Augusta Britt contou à “Vanity Fair” que inspirou várias personagens de Cormac — Wanda e Harrogate (“Suttree”), Alejandra (“Todos Belos Cavalos”), Carla Jean (“Onde os Velhos Não Têm Vez”) e Alicia Western (“O Passageiro” e “Stella Maris”). São dez as personagens supostamente calcadas na americana. Ela afirma que não apreciou ter sua vida transformada em ficção.
Tudo indica que há ao menos uma mentirinha na história de Augusta Britt, endossada por “Vanity Fair”.
Autora de livros sobre Cormac McCarthy, Dianne Luce é enfática: “Sou profundamente cética em relação à maioria dessas afirmações sobre como ela [Augusta Britt] aparece em seu trabalho”.
Quando rascunhou “Suttree”, Cormac McCarthy não conhecia Augusta Britt. Será que Chico Xavier andou pelos Estados Unidos e pelo México (país no qual o escritor esteve, acompanhado da jovem)?
Se deixarem, na próxima “reportagem”, Vincenzo Barney dirá que Augusta Britt ajudou a escrever os livros de McCarthy. Mas os que conheceram Cormac McCarthy não negam o caso entre os dois. É verdadeiro.
As repórteres Alexandra Alter e Elisabeth Egan, do “New York Times”, na reportagem “Descoberta de caso secreto com menor abala legado de ícone da literatura dos EUA” (traduzida no Brasil pelo jornal “O Globo”), enfatizam que o biógrafo autorizado de Cormac McCarthy, Laurence Gonzales, e três acadêmicos, são céticos em relação a Augusta Britt como musa inspiradora de tantos personagens do prosador de Rhode Island.

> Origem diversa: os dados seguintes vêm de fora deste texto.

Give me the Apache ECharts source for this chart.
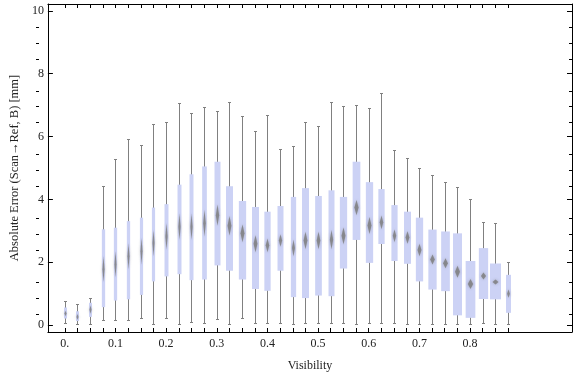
<!DOCTYPE html>
<html>
<head>
<meta charset="utf-8">
<script src="https://cdn.jsdelivr.net/npm/echarts@6/dist/echarts.min.js"></script>
<style>
html, body { margin: 0; padding: 0; background: #fff; }
#chart { width: 576px; height: 377px; }
</style>
</head>
<body>
<div id="chart"></div>
<script>
// box positions on the Visibility axis
const visibility = [0, 0.025, 0.05, 0.075, 0.1, 0.125, 0.15, 0.175, 0.2, 0.225, 0.25, 0.275,
    0.3, 0.325, 0.35, 0.375, 0.4, 0.425, 0.45, 0.475, 0.5, 0.525, 0.55, 0.575,
    0.6, 0.625, 0.65, 0.675, 0.7, 0.725, 0.75, 0.775, 0.8, 0.825, 0.85, 0.875]
const whiskerLow = [0.02, 0.00, 0.00, 0.13, 0.13, 0.13, 0.19, 0.00, 0.19, 0.00, 0.08, 0.05,
    0.16, 0.00, 0.19, 0.03, 0.03, 0.05, 0.00, 0.03, 0.05, 0.03, 0.03, 0.00,
    0.03, 0.03, 0.03, 0.00, 0.00, 0.00, 0.00, 0.00, 0.00, 0.04, 0.00, 0.00]
const quartile1 = [0.21, 0.13, 0.26, 0.57, 0.78, 0.82, 0.96, 1.39, 1.55, 1.62, 1.43, 1.45,
    1.90, 1.73, 1.45, 1.15, 1.09, 1.73, 0.89, 0.86, 0.94, 0.92, 1.80, 2.71,
    1.98, 2.58, 2.04, 1.95, 1.39, 1.13, 1.08, 0.31, 0.23, 0.83, 0.82, 0.39]
const median = [0.37, 0.26, 0.49, 1.78, 1.93, 2.19, 2.35, 2.61, 2.82, 3.13, 3.13, 3.24,
    3.50, 3.16, 2.92, 2.59, 2.54, 2.69, 2.45, 2.69, 2.69, 2.72, 2.84, 3.74,
    3.17, 3.27, 2.84, 2.79, 2.39, 2.09, 1.97, 1.70, 1.31, 1.56, 1.37, 1.00]
const quartile3 = [0.56, 0.44, 0.71, 3.05, 3.10, 3.31, 3.42, 3.74, 3.85, 4.47, 4.80, 5.05,
    5.20, 4.42, 3.95, 3.76, 3.61, 3.79, 4.08, 4.36, 4.11, 4.29, 4.08, 5.20,
    4.55, 4.33, 3.82, 3.61, 3.42, 3.04, 2.98, 2.92, 2.04, 2.45, 1.96, 1.60]
const whiskerHigh = [0.78, 0.68, 0.87, 4.42, 5.29, 5.92, 5.72, 6.39, 6.45, 7.07, 6.76, 6.95,
    6.82, 7.11, 6.67, 6.17, 6.70, 5.62, 5.69, 6.48, 6.35, 7.11, 6.98, 7.00,
    6.92, 7.38, 5.56, 5.31, 5.01, 4.79, 4.57, 4.41, 4.00, 3.27, 3.26, 2.00]
// half height of the median notch (diamond)
const notchHalf = [0.09, 0.09, 0.13, 0.41, 0.41, 0.41, 0.42, 0.42, 0.42, 0.42, 0.42, 0.42,
    0.34, 0.31, 0.28, 0.27, 0.22, 0.20, 0.27, 0.28, 0.28, 0.31, 0.27, 0.24,
    0.27, 0.22, 0.20, 0.20, 0.20, 0.16, 0.16, 0.19, 0.16, 0.11, 0.08, 0.13]

const xLabelValues = [0, 0.1, 0.2, 0.3, 0.4, 0.5, 0.6, 0.7, 0.8]
const yMajorValues = [0, 2, 4, 6, 8, 10]
const yMinorValues = [0.5, 1, 1.5, 2.5, 3, 3.5, 4.5, 5, 5.5, 6.5, 7, 7.5, 8.5, 9, 9.5]

// drawing only: box widths in px
const boxPx = [3, 3, 3, 3.3, 3.3, 3.3, 3.2, 3.2, 4, 4, 4, 4.7,
    6, 7, 7.3, 7, 6.3, 6, 5.3, 7, 6.7, 6, 7.3, 7.7,
    7.3, 6.3, 6.2, 7, 7.3, 8.3, 8.7, 9, 9.7, 9.3, 11, 5]

const rows = visibility.map((v, i) =>
    [v, whiskerLow[i], quartile1[i], median[i], quartile3[i], whiskerHigh[i], notchHalf[i]])

const font = 'Liberation Serif'
const textColor = '#222'

function renderBox(params, api) {
    const i = params.dataIndex
    const x = api.value(0)
    const hi = api.coord([x, api.value(5)])
    const q3 = api.coord([x, api.value(4)])
    const med = api.coord([x, api.value(3)])
    const q1 = api.coord([x, api.value(2)])
    const lo = api.coord([x, api.value(1)])
    const nTop = api.coord([x, api.value(3) + api.value(6)])
    const nBot = api.coord([x, api.value(3) - api.value(6)])
    const cx = Math.round(hi[0]) + 0.5
    const w = boxPx[i]
    const dw = Math.max(2, w * 0.55)
    const yHi = Math.round(hi[1]) + 0.5
    const yLo = Math.round(lo[1]) - 0.5
    const whisker = { stroke: '#808080', lineWidth: 1 }
    return {
        type: 'group',
        children: [
            { type: 'line', shape: { x1: cx, y1: yHi, x2: cx, y2: yLo }, style: whisker },
            { type: 'line', shape: { x1: cx - 1.5, y1: yHi, x2: cx + 1.5, y2: yHi }, style: whisker },
            { type: 'line', shape: { x1: cx - 1.5, y1: yLo, x2: cx + 1.5, y2: yLo }, style: whisker },
            {
                type: 'rect',
                shape: { x: cx - w / 2, y: q3[1], width: w, height: q1[1] - q3[1] },
                style: { fill: '#ccd2f5' }
            },
            {
                type: 'polygon',
                shape: { points: [[cx, nTop[1]], [cx + dw / 2, med[1]], [cx, nBot[1]], [cx - dw / 2, med[1]]] },
                style: { fill: '#7c7c7c', opacity: 0.8, shadowBlur: 3, shadowColor: 'rgba(120,120,120,0.6)' }
            }
        ]
    }
}

const gridBox = { left: 36, right: 4, top: 4, bottom: 40 }
const xRange = { min: -0.0334, max: 1.0013 }
const yRange = { min: -0.22, max: 10.22 }
const frameLine = { show: true, onZero: false, lineStyle: { color: '#000', width: 1 } }
const noLine = { show: false, onZero: false }
const tickLine = { color: '#000', width: 1 }

const chart = echarts.init(document.getElementById('chart'))
chart.setOption({
    animation: false,
    // grid 0: data, frame, labels, major ticks. grid 1 (same place): minor y ticks
    grid: [gridBox, gridBox],
    xAxis: [
        {
            type: 'value', gridIndex: 0, position: 'bottom', ...xRange,
            name: 'Visibility', nameLocation: 'middle', nameGap: 28,
            nameTextStyle: { fontFamily: font, fontSize: 12, color: textColor },
            axisLine: frameLine,
            axisTick: { show: true, inside: true, length: 4, customValues: visibility, lineStyle: tickLine },
            axisLabel: {
                show: true, customValues: xLabelValues, margin: 6,
                fontFamily: font, fontSize: 12, color: textColor,
                formatter: v => (v === 0 ? '0.' : v.toFixed(1))
            },
            splitLine: { show: false }
        },
        {
            type: 'value', gridIndex: 0, position: 'top', ...xRange,
            axisLine: frameLine,
            axisTick: { show: true, inside: true, length: 4, customValues: visibility, lineStyle: tickLine },
            axisLabel: { show: false },
            splitLine: { show: false }
        },
        {
            type: 'value', gridIndex: 1, position: 'bottom', ...xRange, show: false
        }
    ],
    yAxis: [
        {
            type: 'value', gridIndex: 0, position: 'left', ...yRange,
            name: 'Absolute Error (Scan→Ref, B) [mm]', nameLocation: 'middle', nameGap: 20,
            nameTextStyle: { fontFamily: font, fontSize: 12.5, color: textColor },
            axisLine: frameLine,
            axisTick: { show: true, inside: true, length: 5, customValues: yMajorValues, lineStyle: tickLine },
            axisLabel: {
                show: true, customValues: yMajorValues, margin: 4,
                fontFamily: font, fontSize: 12, color: textColor
            },
            splitLine: { show: false }
        },
        {
            type: 'value', gridIndex: 0, position: 'right', ...yRange,
            axisLine: frameLine,
            axisTick: { show: true, inside: true, length: 5, customValues: yMajorValues, lineStyle: tickLine },
            axisLabel: { show: false },
            splitLine: { show: false }
        },
        {
            type: 'value', gridIndex: 1, position: 'left', ...yRange,
            axisLine: noLine,
            axisTick: { show: true, inside: true, length: 3, customValues: yMinorValues, lineStyle: tickLine },
            axisLabel: { show: false },
            splitLine: { show: false }
        },
        {
            type: 'value', gridIndex: 1, position: 'right', ...yRange,
            axisLine: noLine,
            axisTick: { show: true, inside: true, length: 3, customValues: yMinorValues, lineStyle: tickLine },
            axisLabel: { show: false },
            splitLine: { show: false }
        }
    ],
    series: [
        {
            type: 'custom',
            xAxisIndex: 0,
            yAxisIndex: 0,
            renderItem: renderBox,
            encode: { x: 0, y: [1, 2, 3, 4, 5] },
            data: rows
        }
    ]
})
</script>
</body>
</html>
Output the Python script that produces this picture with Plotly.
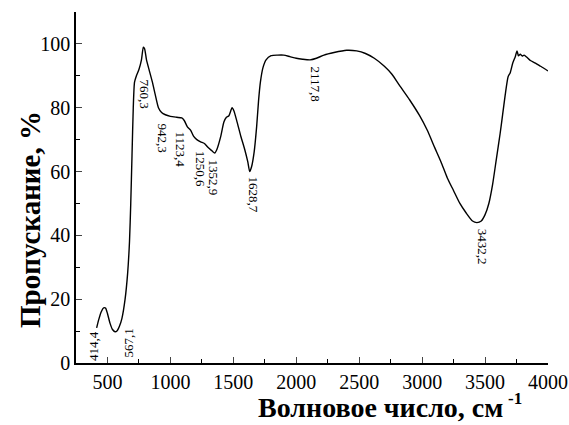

Professor da Texas Tech Universtiy, Bryan Giemza “disse que” acha “exagerada algumas das afirmações sobre a influência de Britt no romancista, inclusive a noção de que ela era o principal modelo de Alicia Western”.
Bryan Giemza postula que Augusta Britt, assim como a “Vanity Fair”, força a barra. “Não soa muito fiel à maneira como a imaginação de um artista funciona. O mais provável é que um personagem principal seja um pastiche de pessoas.”
Na defensiva, Daniel Kile, editor-adjunto da revista, contrapôs: “Estamos relatando que Augusta acredita ter inspirado esses personagens. (…) E, em muitos casos, as cartas de McCarthy, que lemos, corroboram que ela inspirou muito dos personagens”.
Por fim, a obra de Cormac McCarthy ficará “menor” por causa da revelação do caso com uma menina de 16 anos? A obra continuará de imenso valor e reverberando. Não há como diminui-la, tal sua grandeza. Agora, como homem, o gigante literário ficará mesmo “liliputiano”. Há, inclusive, a possibilidade de que manteve relacionamento com outra menor, aventa o “Times”.